Herinneringen aan roofvogels
Herinneringen aan roofvogels
Door: Leen de Jonge
Foto: Johhny du Burck
Het was koud in februari van 1947. Maar nog niet lang koud
genoeg om over het ijs van de voorste kreek naar school
te gaan. Achter in het weiland naast onze boerderij lag een
drinkput voor het vee. Twee populieren zorgden in de zomer
voor schaduw.
Toen ik op een dag uit school kwam, zat er een grote vogel
in één van die bomen. Het bleek een buizerd te zijn. Vol
bewondering stond ik er vanaf de weg naar te kijken. Het
eerste wat ik deed toen ik de volgende morgen op school
kwam, was dat gaan vertellen aan de meester. Ik had het geluk
dat mijn meester erg geïnteresseerd was in de natuur.
Zoals de meeste onderwijzers toen, was ook hij een man van
orde en regelmaat. Na schooltijd maakte hij steevast een
wandeling van twee uur. Hij had vijf routes waarvan hij nooit
afweek. Behalve die dag. Een buizerd zag je toen niet elke
dag
Er waren toen heel weinig roofvogels. De invloed van DDT was
nog nauwelijks merkbaar, dus moeten er andere oorzaken zijn.
Ik herinner mij dat ik op een dag samen met een kameraad
stond te kijken naar een roofvogel die in de verte passeerde.
Wij twijfelden of het een "stekker" (torenvalk) of een "klamper"
(sperwer) was. Een andere soort dan die twee was zeldzaam
in ons gebied. Havik, slechtvalk en boomvalk waren er toen
uiteraard niet te zien. Maar ook soorten als wespendief, de
kiekendieven, de wouwen.kende ik alleen van een plaatje.
Met de kerkuil en de steenuil ging het toen uitstekend.
"Mijn" waarnemingsgebied bestond uit de Lovenpolder en
de Koudepolder. Na aftrek van kreken en wegen, ca. 850 ha.

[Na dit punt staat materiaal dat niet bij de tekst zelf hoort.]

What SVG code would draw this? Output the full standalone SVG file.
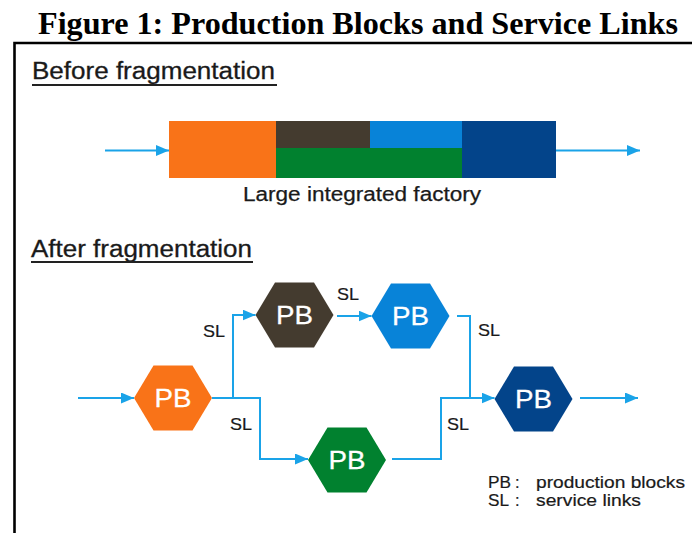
<svg xmlns="http://www.w3.org/2000/svg" width="692" height="533" viewBox="0 0 692 533">
  <defs>
    <marker id="arrow" markerUnits="userSpaceOnUse" markerWidth="13" markerHeight="11" refX="13" refY="5.5" orient="auto">
      <path d="M0,0 L13,5.5 L0,11 z" fill="#1AA3E8"/>
    </marker>
    <style>
      .title { font-family: "Liberation Serif", "Times New Roman", serif; font-weight: bold; font-size: 32px; fill: #000; }
      .head { font-family: "Liberation Sans", Arial, sans-serif; font-size: 23.5px; fill: #1a1a1a; stroke: #1a1a1a; stroke-width: 0.3; }
      .cap { font-family: "Liberation Sans", Arial, sans-serif; font-size: 20px; fill: #1a1a1a; stroke: #1a1a1a; stroke-width: 0.25; }
      .sl { font-family: "Liberation Sans", Arial, sans-serif; font-size: 17px; fill: #1a1a1a; stroke: #1a1a1a; stroke-width: 0.2; }
      .pb { font-family: "Liberation Sans", Arial, sans-serif; font-size: 26px; fill: #fff; stroke: #fff; stroke-width: 0.3; text-anchor: middle; }
      .legend { font-family: "Liberation Sans", Arial, sans-serif; font-size: 16.5px; fill: #1a1a1a; stroke: #1a1a1a; stroke-width: 0.2; }
      .link { fill: none; stroke: #1AA3E8; stroke-width: 2; }
      .rule { stroke: #222; stroke-width: 2; }
    </style>
  </defs>

  <rect width="692" height="533" fill="#fff"/>

  <!-- title and frame -->
  <text class="title" x="358" y="34" text-anchor="middle" textLength="640" lengthAdjust="spacingAndGlyphs">Figure 1: Production Blocks and Service Links</text>
  <path d="M14.5,533 V43 H692" fill="none" stroke="#000" stroke-width="2.6"/>

  <!-- section: before -->
  <text class="head" x="32" y="79" textLength="243" lengthAdjust="spacingAndGlyphs">Before fragmentation</text>
  <line class="rule" x1="32" y1="85" x2="277" y2="85"/>

  <g id="factory">
    <rect x="169" y="121" width="107" height="57" fill="#F97318"/>
    <rect x="276" y="121" width="94" height="27" fill="#443B2F"/>
    <rect x="370" y="121" width="92" height="27" fill="#0883D8"/>
    <rect x="276" y="148" width="186" height="30" fill="#01812F"/>
    <rect x="462" y="121" width="94" height="57" fill="#03448A"/>
    <text class="cap" x="243" y="201" textLength="238" lengthAdjust="spacingAndGlyphs">Large integrated factory</text>
  </g>

  <!-- section: after -->
  <text class="head" x="31" y="256.5" textLength="221" lengthAdjust="spacingAndGlyphs">After fragmentation</text>
  <line class="rule" x1="31" y1="262" x2="253" y2="262"/>

  <g id="pb-orange">
    <polygon points="134,398 153.5,365.5 192.5,365.5 212,398 192.5,430.5 153.5,430.5" fill="#F97318"/>
    <text class="pb" x="173" y="407" textLength="37" lengthAdjust="spacingAndGlyphs">PB</text>
  </g>
  <g id="pb-brown">
    <polygon points="255.5,315 275,282.5 314,282.5 333.5,315 314,347.5 275,347.5" fill="#443B2F"/>
    <text class="pb" x="294.5" y="324" textLength="37" lengthAdjust="spacingAndGlyphs">PB</text>
  </g>
  <g id="pb-blue">
    <polygon points="371.5,316 391,283.5 430,283.5 449.5,316 430,348.5 391,348.5" fill="#0883D8"/>
    <text class="pb" x="410.5" y="325" textLength="37" lengthAdjust="spacingAndGlyphs">PB</text>
  </g>
  <g id="pb-green">
    <polygon points="308,460 327.5,427.5 366.5,427.5 386,460 366.5,492.5 327.5,492.5" fill="#01812F"/>
    <text class="pb" x="347" y="469" textLength="37" lengthAdjust="spacingAndGlyphs">PB</text>
  </g>
  <g id="pb-navy">
    <polygon points="494.5,399 514,366.5 553,366.5 572.5,399 553,431.5 514,431.5" fill="#03448A"/>
    <text class="pb" x="533.5" y="408" textLength="37" lengthAdjust="spacingAndGlyphs">PB</text>
  </g>

  <g id="connectors">
    <path class="link" d="M105,150.5 H169" marker-end="url(#arrow)"/>
    <path class="link" d="M556,150.5 H640" marker-end="url(#arrow)"/>
    <path class="link" d="M78,398 H134" marker-end="url(#arrow)"/>
    <path class="link" d="M212,398 H260 V459 H308" marker-end="url(#arrow)"/>
    <path class="link" d="M233,398 V315 H255.5" marker-end="url(#arrow)"/>
    <path class="link" d="M337,316 H371.5" marker-end="url(#arrow)"/>
    <path class="link" d="M457,316 H470 V398 H494.5" marker-end="url(#arrow)"/>
    <path class="link" d="M392,459 H441 V398 H470"/>
    <path class="link" d="M580,398 H638" marker-end="url(#arrow)"/>
  </g>

  <g id="labels">
    <text class="sl" x="203" y="337" textLength="22" lengthAdjust="spacingAndGlyphs">SL</text>
    <text class="sl" x="337" y="300" textLength="22" lengthAdjust="spacingAndGlyphs">SL</text>
    <text class="sl" x="478" y="336" textLength="22" lengthAdjust="spacingAndGlyphs">SL</text>
    <text class="sl" x="230" y="430" textLength="22" lengthAdjust="spacingAndGlyphs">SL</text>
    <text class="sl" x="447" y="430" textLength="22" lengthAdjust="spacingAndGlyphs">SL</text>
  </g>

  <g id="legend">
    <text class="legend" y="488"><tspan x="488" textLength="23" lengthAdjust="spacingAndGlyphs">PB</tspan><tspan x="515">:</tspan><tspan x="536" textLength="149" lengthAdjust="spacingAndGlyphs">production blocks</tspan></text>
    <text class="legend" y="506"><tspan x="488" textLength="21" lengthAdjust="spacingAndGlyphs">SL</tspan><tspan x="515">:</tspan><tspan x="536" textLength="105" lengthAdjust="spacingAndGlyphs">service links</tspan></text>
  </g>
</svg>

groot. Ik telde daar jaarlijks minstens zeven broedparen van de
kerkuil. Na de strenge winter van 1962/1963 zijn die aantallen
alleen maar een vrome wens gebleven.
Ook de steenuil maakte het goed. De vele knotwilgen zorgden
voor ruim voldoende broedgelegenheid. Het landschap
vormde een ideale biotoop. Als ik te voet naar school ging,
zag ik zeker een steenuiltje zitten. Dat was overigens niet
zo moeilijk. Zoals de ijsvogel zijn favoriete tak boven een
sloot had, was ook de steenuil meestal in dezelfde knotwilg
te vinden. Met zijn mooie gele ogen zat hij daar naar ons te
kijken.
De ransuil en de bosuil kwamen bij mijn weten nog niet voor
in ons gebied. Maar ook de velduil heb ik toen nooit gezien.
Als er, in vergelijking met die periode een groep is die in aantal
toegenomen is, dan is het wel die van de roofvogels.